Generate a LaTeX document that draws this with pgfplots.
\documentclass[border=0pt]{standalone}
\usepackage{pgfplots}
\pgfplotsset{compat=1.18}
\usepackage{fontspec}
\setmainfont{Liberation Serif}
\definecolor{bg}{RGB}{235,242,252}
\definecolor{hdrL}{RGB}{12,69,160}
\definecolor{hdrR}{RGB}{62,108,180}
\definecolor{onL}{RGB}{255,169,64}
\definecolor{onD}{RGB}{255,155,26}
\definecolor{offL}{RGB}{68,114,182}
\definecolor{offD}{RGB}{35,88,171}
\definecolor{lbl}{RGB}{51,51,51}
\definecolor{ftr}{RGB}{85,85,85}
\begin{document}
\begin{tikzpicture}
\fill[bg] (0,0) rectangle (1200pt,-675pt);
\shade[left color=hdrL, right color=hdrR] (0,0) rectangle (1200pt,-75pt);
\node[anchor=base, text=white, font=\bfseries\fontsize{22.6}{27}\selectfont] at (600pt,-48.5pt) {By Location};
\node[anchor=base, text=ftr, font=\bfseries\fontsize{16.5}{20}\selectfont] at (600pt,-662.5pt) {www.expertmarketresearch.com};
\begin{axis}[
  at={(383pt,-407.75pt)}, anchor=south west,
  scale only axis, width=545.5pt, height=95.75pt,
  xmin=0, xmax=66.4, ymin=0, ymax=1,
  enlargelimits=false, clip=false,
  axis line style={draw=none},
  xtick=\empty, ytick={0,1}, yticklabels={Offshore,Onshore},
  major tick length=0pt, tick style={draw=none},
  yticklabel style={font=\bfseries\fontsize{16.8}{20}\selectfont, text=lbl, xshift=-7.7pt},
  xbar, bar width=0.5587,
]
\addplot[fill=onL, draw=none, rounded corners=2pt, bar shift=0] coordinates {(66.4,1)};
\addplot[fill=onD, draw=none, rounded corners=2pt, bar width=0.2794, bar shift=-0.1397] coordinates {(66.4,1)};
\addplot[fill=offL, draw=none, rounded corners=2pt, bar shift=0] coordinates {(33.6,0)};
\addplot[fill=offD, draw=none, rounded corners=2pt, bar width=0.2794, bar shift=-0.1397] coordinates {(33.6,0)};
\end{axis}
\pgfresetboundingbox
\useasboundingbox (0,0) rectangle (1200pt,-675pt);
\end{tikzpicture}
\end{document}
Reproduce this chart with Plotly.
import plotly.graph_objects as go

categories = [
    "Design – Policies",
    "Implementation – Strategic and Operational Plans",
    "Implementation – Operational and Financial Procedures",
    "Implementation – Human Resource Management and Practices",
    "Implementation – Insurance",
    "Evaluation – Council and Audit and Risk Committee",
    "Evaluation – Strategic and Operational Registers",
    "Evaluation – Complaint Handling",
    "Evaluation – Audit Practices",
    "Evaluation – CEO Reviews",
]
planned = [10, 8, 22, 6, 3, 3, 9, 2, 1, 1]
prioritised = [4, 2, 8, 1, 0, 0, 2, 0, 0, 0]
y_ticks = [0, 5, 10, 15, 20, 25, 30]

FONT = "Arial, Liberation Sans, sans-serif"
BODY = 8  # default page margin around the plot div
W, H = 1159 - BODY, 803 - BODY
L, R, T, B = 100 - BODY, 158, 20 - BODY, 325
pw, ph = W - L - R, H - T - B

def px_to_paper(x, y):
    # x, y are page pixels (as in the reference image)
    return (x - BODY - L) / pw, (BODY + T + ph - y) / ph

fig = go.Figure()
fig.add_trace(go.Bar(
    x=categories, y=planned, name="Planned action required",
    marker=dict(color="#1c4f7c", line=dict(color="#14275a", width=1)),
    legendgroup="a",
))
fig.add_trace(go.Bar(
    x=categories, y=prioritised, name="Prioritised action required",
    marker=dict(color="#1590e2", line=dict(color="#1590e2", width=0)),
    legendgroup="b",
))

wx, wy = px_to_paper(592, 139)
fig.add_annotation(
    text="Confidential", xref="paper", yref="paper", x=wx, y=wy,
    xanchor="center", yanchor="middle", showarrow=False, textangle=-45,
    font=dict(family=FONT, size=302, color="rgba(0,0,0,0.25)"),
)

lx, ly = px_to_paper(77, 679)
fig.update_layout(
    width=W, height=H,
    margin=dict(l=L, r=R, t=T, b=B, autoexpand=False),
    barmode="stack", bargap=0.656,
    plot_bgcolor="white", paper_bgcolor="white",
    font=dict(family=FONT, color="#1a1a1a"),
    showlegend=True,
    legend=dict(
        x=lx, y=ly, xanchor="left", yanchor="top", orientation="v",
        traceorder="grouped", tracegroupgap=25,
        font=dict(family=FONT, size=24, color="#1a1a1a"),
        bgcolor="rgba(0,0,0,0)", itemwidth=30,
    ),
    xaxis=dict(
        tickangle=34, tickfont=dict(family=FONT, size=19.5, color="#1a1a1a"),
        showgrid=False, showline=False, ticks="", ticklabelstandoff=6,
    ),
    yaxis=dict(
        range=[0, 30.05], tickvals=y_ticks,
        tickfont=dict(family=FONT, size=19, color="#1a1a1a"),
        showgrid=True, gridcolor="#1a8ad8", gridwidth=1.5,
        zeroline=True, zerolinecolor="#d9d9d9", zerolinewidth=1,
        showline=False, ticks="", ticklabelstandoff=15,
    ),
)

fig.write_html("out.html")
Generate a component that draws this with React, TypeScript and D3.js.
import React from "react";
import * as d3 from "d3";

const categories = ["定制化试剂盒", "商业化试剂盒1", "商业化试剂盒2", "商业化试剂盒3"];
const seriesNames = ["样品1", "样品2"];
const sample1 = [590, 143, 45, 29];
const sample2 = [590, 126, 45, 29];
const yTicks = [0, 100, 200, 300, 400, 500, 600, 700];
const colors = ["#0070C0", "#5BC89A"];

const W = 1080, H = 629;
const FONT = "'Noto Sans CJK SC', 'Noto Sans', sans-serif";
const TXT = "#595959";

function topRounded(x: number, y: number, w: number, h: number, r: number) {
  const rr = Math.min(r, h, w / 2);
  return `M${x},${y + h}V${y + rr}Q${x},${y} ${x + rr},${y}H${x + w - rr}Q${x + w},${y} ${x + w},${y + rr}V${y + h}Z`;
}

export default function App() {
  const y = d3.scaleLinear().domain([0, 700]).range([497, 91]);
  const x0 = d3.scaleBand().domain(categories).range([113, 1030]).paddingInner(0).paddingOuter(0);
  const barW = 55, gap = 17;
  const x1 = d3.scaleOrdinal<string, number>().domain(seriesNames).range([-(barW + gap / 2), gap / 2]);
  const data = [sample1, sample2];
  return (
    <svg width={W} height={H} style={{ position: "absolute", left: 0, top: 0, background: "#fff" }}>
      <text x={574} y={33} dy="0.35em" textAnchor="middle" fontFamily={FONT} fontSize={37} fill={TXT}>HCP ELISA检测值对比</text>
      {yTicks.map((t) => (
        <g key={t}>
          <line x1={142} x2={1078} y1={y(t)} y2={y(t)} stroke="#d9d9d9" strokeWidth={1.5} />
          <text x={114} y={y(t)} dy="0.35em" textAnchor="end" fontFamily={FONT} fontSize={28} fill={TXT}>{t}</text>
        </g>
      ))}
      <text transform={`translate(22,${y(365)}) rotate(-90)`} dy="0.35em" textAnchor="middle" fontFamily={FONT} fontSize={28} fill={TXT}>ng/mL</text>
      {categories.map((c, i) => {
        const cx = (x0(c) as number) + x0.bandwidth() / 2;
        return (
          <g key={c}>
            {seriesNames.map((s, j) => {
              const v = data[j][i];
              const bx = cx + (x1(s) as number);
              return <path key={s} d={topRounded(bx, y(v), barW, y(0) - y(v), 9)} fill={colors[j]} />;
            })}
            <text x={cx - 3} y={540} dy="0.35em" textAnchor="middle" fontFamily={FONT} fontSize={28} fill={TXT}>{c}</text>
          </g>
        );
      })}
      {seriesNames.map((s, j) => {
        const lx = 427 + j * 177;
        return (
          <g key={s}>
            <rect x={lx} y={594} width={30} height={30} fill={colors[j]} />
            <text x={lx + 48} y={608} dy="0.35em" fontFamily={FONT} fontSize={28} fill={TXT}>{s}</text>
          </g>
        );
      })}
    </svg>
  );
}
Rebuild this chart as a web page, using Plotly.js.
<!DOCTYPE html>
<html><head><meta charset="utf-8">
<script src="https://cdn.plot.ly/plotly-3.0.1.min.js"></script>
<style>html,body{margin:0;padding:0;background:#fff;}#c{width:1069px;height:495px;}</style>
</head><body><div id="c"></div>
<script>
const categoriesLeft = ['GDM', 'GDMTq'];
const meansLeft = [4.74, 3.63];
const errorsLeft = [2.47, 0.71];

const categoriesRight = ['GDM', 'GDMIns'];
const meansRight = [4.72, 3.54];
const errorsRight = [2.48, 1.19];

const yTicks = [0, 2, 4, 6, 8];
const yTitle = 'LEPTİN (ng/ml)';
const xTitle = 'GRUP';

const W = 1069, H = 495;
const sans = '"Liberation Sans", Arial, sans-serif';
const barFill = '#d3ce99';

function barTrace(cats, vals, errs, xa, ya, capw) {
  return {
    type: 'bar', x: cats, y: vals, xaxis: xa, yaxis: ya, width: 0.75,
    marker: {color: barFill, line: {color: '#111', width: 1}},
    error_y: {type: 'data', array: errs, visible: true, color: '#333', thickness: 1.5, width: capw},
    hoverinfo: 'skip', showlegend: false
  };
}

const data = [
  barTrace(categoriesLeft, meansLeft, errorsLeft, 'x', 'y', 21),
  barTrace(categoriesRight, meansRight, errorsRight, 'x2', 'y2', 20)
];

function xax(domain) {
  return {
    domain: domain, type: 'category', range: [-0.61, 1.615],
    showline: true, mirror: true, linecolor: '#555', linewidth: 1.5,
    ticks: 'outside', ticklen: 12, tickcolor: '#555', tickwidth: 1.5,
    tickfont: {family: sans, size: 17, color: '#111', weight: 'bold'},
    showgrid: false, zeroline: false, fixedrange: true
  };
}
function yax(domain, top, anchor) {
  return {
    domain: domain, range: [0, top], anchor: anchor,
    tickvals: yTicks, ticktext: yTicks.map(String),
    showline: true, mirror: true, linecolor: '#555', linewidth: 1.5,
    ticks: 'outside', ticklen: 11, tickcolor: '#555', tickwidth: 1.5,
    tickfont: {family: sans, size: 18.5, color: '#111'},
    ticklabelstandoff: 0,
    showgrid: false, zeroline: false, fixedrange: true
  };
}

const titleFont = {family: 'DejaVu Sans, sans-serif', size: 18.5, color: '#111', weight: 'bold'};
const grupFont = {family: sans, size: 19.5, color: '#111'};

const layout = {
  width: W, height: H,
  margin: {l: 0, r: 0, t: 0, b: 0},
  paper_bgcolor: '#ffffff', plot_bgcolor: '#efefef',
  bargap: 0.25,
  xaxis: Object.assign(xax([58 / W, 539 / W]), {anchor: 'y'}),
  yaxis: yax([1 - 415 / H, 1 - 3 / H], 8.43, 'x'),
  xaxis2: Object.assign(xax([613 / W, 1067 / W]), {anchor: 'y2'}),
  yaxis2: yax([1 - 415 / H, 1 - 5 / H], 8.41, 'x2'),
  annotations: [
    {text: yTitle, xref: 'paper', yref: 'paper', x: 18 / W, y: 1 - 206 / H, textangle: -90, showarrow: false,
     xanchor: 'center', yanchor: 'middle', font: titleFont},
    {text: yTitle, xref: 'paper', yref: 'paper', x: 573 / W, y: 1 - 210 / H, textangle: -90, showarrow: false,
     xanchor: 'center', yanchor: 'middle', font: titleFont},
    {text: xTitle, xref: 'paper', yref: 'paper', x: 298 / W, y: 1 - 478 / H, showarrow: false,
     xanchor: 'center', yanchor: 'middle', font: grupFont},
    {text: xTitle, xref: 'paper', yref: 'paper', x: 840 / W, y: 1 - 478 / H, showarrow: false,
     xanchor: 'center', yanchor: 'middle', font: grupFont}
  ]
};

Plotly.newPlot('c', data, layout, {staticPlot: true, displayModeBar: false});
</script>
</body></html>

_ _ _ _

→ **Aim of the exercise**: Pull out every line containing "Generate".

→ **Exercise output**:
Generate a LaTeX document that draws this with pgfplots.
Generate a component that draws this with React, TypeScript and D3.js.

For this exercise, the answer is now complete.